Pipeviz

Easy, elegant lineage from a single .json

An open source JSON spec for lineage. Declare your pipelines, get beautiful graphs.

{
  "pipelines": [{
    "name": "etl-job",
    "input_sources": ["raw_events"],
    "output_sources": ["cleaned_events"]
  }]
}

Stack Agnostic

SQL, Spark, Kafka, APIs, shell scripts. Just JSON.

Zero Dependencies

One HTML file. No backend, no build step. Host anywhere.

Federated

Each team owns their JSON. Merge with jq for the org-wide view.

Column-Level Lineage

Track field-level provenance. See where each attribute comes from.

How it works

Define

Write a pipeviz.json describing your pipelines and data sources

Load

Drop your file here, or host both files together on any static server

Explore

Click through the graph, trace dependencies, export DOT for other tools

Superpowers

Each pipeline declares what it reads and writes. Pipeviz stitches these into a complete graph. From there, you get some superpowers for free:

Parallelize backfills by topologically sorting nodes into stages. Independent pipelines run together.

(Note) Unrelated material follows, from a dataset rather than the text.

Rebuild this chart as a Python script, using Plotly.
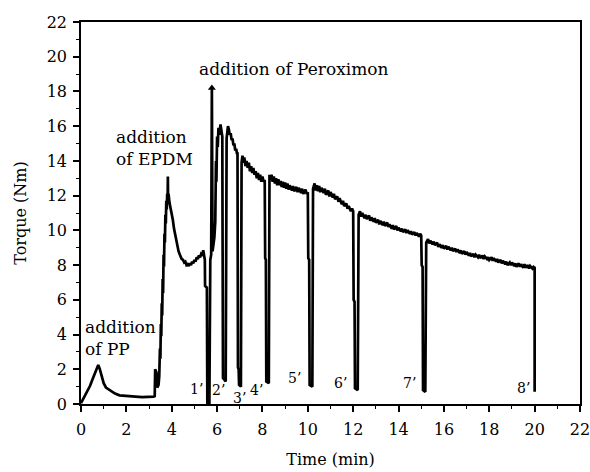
import plotly.graph_objects as go

# ---- data ----
t_pp = [0.0, 0.1, 0.2, 0.3, 0.4, 0.5, 0.6, 0.7, 0.76, 0.82, 0.9, 1.0, 1.1, 1.2, 1.35, 1.5,
        1.7, 1.9, 2.1, 2.4, 2.7, 3.0, 3.2, 3.25, 3.27, 3.33, 3.36, 3.42]
y_pp = [0.05, 0.3, 0.55, 0.85, 1.05, 1.4, 1.7, 2.0, 2.25, 2.05, 1.7, 1.2, 0.95, 0.85, 0.7, 0.6,
        0.5, 0.47, 0.45, 0.43, 0.4, 0.4, 0.42, 0.45, 2.0, 1.8, 0.95, 1.1]

t_epdm = [3.45, 3.48, 3.5, 3.52, 3.54, 3.56, 3.58, 3.6, 3.62, 3.64, 3.66, 3.68, 3.7, 3.72,
          3.74, 3.76, 3.78, 3.8, 3.82, 3.83, 3.84, 3.86, 3.9, 3.95, 4.0, 4.05, 4.1, 4.15,
          4.2, 4.25, 4.3, 4.36, 4.44, 4.5, 4.55, 4.6, 4.65, 4.7, 4.75, 4.8, 4.85, 4.9, 4.95,
          5.0, 5.05, 5.1, 5.15, 5.2, 5.25, 5.3, 5.35, 5.39, 5.43, 5.46]
y_epdm = [1.6, 3.2, 2.6, 4.6, 3.9, 5.8, 5.1, 7.2, 6.4, 8.6, 7.9, 9.8, 9.3, 10.9,
          10.4, 11.7, 11.2, 12.1, 11.8, 13.1, 11.7, 12.1, 11.6, 11.3, 10.9, 10.6, 10.1, 9.8,
          9.3, 9.1, 8.8, 8.6, 8.35, 8.3, 8.15, 8.2, 8.0, 8.05, 7.95, 8.1, 8.0, 8.2, 8.1,
          8.3, 8.2, 8.45, 8.35, 8.55, 8.45, 8.65, 8.6, 8.85, 8.5, 8.3]

t_perox = [5.47, 5.55, 5.57, 5.66, 5.7, 5.74, 5.77, 5.8, 5.84, 5.88, 5.92, 5.95, 5.97, 6.0,
           6.03, 6.06, 6.1, 6.15, 6.18, 6.21, 6.23, 6.26, 6.38, 6.42, 6.45, 6.48]
y_perox = [6.8, 6.7, 0.05, 0.05, 8.3, 8.6, 18.2, 8.8, 9.2, 9.6, 10.5, 14.0, 12.8, 15.4,
           14.8, 15.9, 15.5, 16.1, 15.8, 15.6, 15.4, 1.5, 1.3, 15.3, 15.7, 16.0]

t_cure1 = [6.52, 6.56, 6.6, 6.64, 6.68, 6.72, 6.76, 6.8, 6.84, 6.88, 6.9, 6.92, 6.95, 6.97,
           7.05, 7.08, 7.12, 7.16, 7.2, 7.25, 7.3, 7.35, 7.4, 7.45, 7.5, 7.55, 7.6, 7.65,
           7.7, 7.75, 7.8, 7.85, 7.9, 7.95, 8.0, 8.05]
y_cure1 = [15.8, 15.5, 15.6, 15.2, 15.3, 14.9, 15.0, 14.6, 14.7, 14.4, 14.5, 2.1, 2.0, 1.1,
           1.0, 13.9, 14.3, 13.9, 14.2, 13.7, 14.0, 13.6, 13.9, 13.4, 13.7, 13.3, 13.6, 13.2,
           13.4, 13.0, 13.3, 12.9, 13.2, 12.8, 13.1, 12.8]

t_cure2 = [8.1, 8.12, 8.15, 8.17, 8.28, 8.31, 8.35, 8.4, 8.45, 8.5, 8.55, 8.6, 8.65, 8.7,
           8.75, 8.8, 8.85, 8.9, 8.95, 9.0, 9.05, 9.1, 9.15, 9.2, 9.3, 9.35, 9.4, 9.5, 9.55,
           9.6, 9.7, 9.75, 9.8, 9.9, 9.95]
y_cure2 = [12.9, 8.4, 8.3, 1.3, 1.2, 13.2, 12.9, 13.2, 12.8, 13.1, 12.7, 13.0, 12.6, 12.95,
           12.6, 12.85, 12.5, 12.8, 12.45, 12.75, 12.4, 12.7, 12.35, 12.6, 12.3, 12.55, 12.25,
           12.5, 12.2, 12.45, 12.15, 12.4, 12.1, 12.35, 12.1]

t_cure3 = [10.0, 10.02, 10.06, 10.08, 10.2, 10.23, 10.3, 10.35, 10.4, 10.45, 10.5, 10.55, 10.6,
           10.7, 10.75, 10.8, 10.9, 10.95, 11.0, 11.1, 11.15, 11.2, 11.3, 11.35, 11.4, 11.5,
           11.55, 11.6, 11.7, 11.75, 11.8, 11.9, 11.95]
y_cure3 = [12.2, 8.4, 8.3, 1.1, 1.0, 12.4, 12.7, 12.3, 12.6, 12.25, 12.55, 12.2, 12.45,
           12.15, 12.4, 12.05, 12.3, 11.95, 12.2, 11.9, 12.1, 11.8, 11.95, 11.65, 11.85, 11.5,
           11.7, 11.4, 11.55, 11.25, 11.4, 11.1, 11.25]

t_cure4 = [12.0, 12.02, 12.06, 12.08, 12.2, 12.24, 12.3, 12.35, 12.4, 12.5, 12.55, 12.6, 12.7,
           12.75, 12.8, 12.9, 12.95, 13.0, 13.1, 13.15, 13.2, 13.3, 13.35, 13.4, 13.5, 13.55,
           13.6, 13.7, 13.75, 13.8, 13.9, 13.95, 14.0, 14.1, 14.15, 14.2, 14.3, 14.35, 14.4,
           14.5, 14.55, 14.6, 14.7, 14.75, 14.8, 14.9, 14.95]
y_cure4 = [11.1, 6.0, 5.9, 0.9, 0.8, 10.9, 11.1, 10.8, 11.0, 10.7, 10.9, 10.65, 10.85,
           10.55, 10.75, 10.5, 10.7, 10.45, 10.6, 10.35, 10.55, 10.3, 10.5, 10.25, 10.45, 10.2,
           10.35, 10.1, 10.3, 10.05, 10.25, 10.0, 10.15, 9.95, 10.1, 9.9, 10.05, 9.85, 10.0,
           9.8, 9.95, 9.75, 9.9, 9.7, 9.85, 9.65, 9.8]

t_cure5 = [15.0, 15.02, 15.06, 15.08, 15.18, 15.22, 15.3, 15.35, 15.4, 15.5, 15.55, 15.6, 15.7,
           15.75, 15.8, 15.9, 15.95, 16.0, 16.1, 16.15, 16.2, 16.3, 16.35, 16.4, 16.5, 16.55,
           16.6, 16.7, 16.75, 16.8, 16.9, 16.95, 17.0, 17.1, 17.15, 17.2, 17.3, 17.35, 17.4,
           17.5, 17.55, 17.6, 17.7, 17.75, 17.8, 17.9, 17.95]
y_cure5 = [9.7, 8.0, 7.9, 0.8, 0.7, 9.3, 9.5, 9.25, 9.4, 9.2, 9.35, 9.15, 9.3,
           9.05, 9.2, 9.0, 9.15, 8.95, 9.1, 8.9, 9.05, 8.85, 9.0, 8.8, 8.95, 8.75,
           8.9, 8.7, 8.85, 8.65, 8.8, 8.6, 8.75, 8.55, 8.7, 8.5, 8.65, 8.45, 8.6,
           8.45, 8.6, 8.4, 8.55, 8.35, 8.5, 8.35, 8.45]

t_cure6 = [18.0, 18.1, 18.15, 18.2, 18.3, 18.35, 18.4, 18.5, 18.55, 18.6, 18.7, 18.75, 18.8,
           18.9, 18.95, 19.0, 19.1, 19.15, 19.2, 19.3, 19.35, 19.4, 19.5, 19.55, 19.6, 19.7,
           19.75, 19.8, 19.9, 19.95, 20.0, 20.0]
y_cure6 = [8.3, 8.45, 8.25, 8.4, 8.2, 8.35, 8.15, 8.3, 8.1, 8.25, 8.05, 8.2, 8.0,
           8.15, 8.0, 8.15, 7.95, 8.1, 7.9, 8.1, 7.9, 8.05, 7.85, 8.05, 7.85, 8.0,
           7.8, 7.95, 7.8, 7.9, 7.85, 0.7]

dip_labels = ["1’", "2’", "3’", "4’", "5’", "6’", "7’", "8’"]
dip_label_t = [5.07, 6.08, 7.0, 7.75, 9.43, 11.45, 14.5, 19.5]
dip_label_y = [0.87, 0.81, 0.35, 0.81, 1.5, 1.2, 1.2, 0.92]

notes = ["addition of Peroximon", "addition<br>of EPDM", "addition<br>of PP"]
note_t = [9.38, 3.26, 0.08]
note_y = [19.3, 14.77, 3.79]

# ---- assemble ----
time = t_pp + t_epdm + t_perox + t_cure1 + t_cure2 + t_cure3 + t_cure4 + t_cure5 + t_cure6
torque = y_pp + y_epdm + y_perox + y_cure1 + y_cure2 + y_cure3 + y_cure4 + y_cure5 + y_cure6

FONT = "DejaVu Serif"
fig = go.Figure()
fig.add_trace(go.Scatter(x=time, y=torque, mode="lines",
                         line=dict(color="black", width=2.7), hoverinfo="skip",
                         showlegend=False))

# arrow head on the peroxide spike
imax = max(range(len(torque)), key=lambda i: torque[i])
fig.add_trace(go.Scatter(x=[time[imax]], y=[torque[imax]], mode="markers",
                         marker=dict(symbol="triangle-up", size=7, color="black"),
                         showlegend=False, hoverinfo="skip"))

for lab, tx, ty in zip(dip_labels, dip_label_t, dip_label_y):
    fig.add_annotation(x=tx, y=ty, text=lab, showarrow=False,
                       font=dict(family=FONT, size=14, color="#000000"))

for i, (txt, tx, ty) in enumerate(zip(notes, note_t, note_y)):
    fig.add_annotation(x=tx, y=ty, text=txt, showarrow=False,
                       xanchor="left" if i == 2 else "center", align="left",
                       font=dict(family=FONT, size=17, color="#000000"))

axis_common = dict(range=[0, 22], dtick=2, tick0=0, showgrid=False, zeroline=False,
                   showline=True, linecolor="black", linewidth=1.5, mirror=True,
                   ticks="outside", ticklen=6, tickwidth=1.5, tickcolor="black",
                   automargin=False, ticklabeloverflow="allow",
                   tickfont=dict(family=FONT, size=16, color="#000000"),
                   minor=dict(dtick=1, ticks="outside", ticklen=3, tickwidth=1.2,
                              tickcolor="black", showgrid=False))

fig.update_xaxes(**axis_common, ticklabelstandoff=4,
                 title=dict(text="Time (min)", font=dict(family=FONT, size=16, color="#000000"),
                            standoff=16))
fig.update_yaxes(**axis_common, ticklabelstandoff=3,
                 title=dict(text="Torque (Nm)", font=dict(family=FONT, size=16, color="#000000"),
                            standoff=16))

fig.update_layout(width=590, height=472, margin=dict(l=81, r=10, t=22, b=68),
                  plot_bgcolor="white", paper_bgcolor="white")

# remove the default page margin so the figure fills the window exactly
fig.write_html("out.html", config={"displayModeBar": False},
               post_script="document.body.style.margin='0';document.body.style.overflow='hidden';")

Detect circular dependencies before they break your backfill. Cycles shown in red.

Handle diamond dependencies correctly. Each node runs only after all its parents complete.

Trace blast radius downstream from any node. Know exactly what breaks.

Export to Mermaid and embed diagrams in CI/CD, PRs, or docs.

Serve via API with the built-in Clojure webserver. Query your graph programmatically.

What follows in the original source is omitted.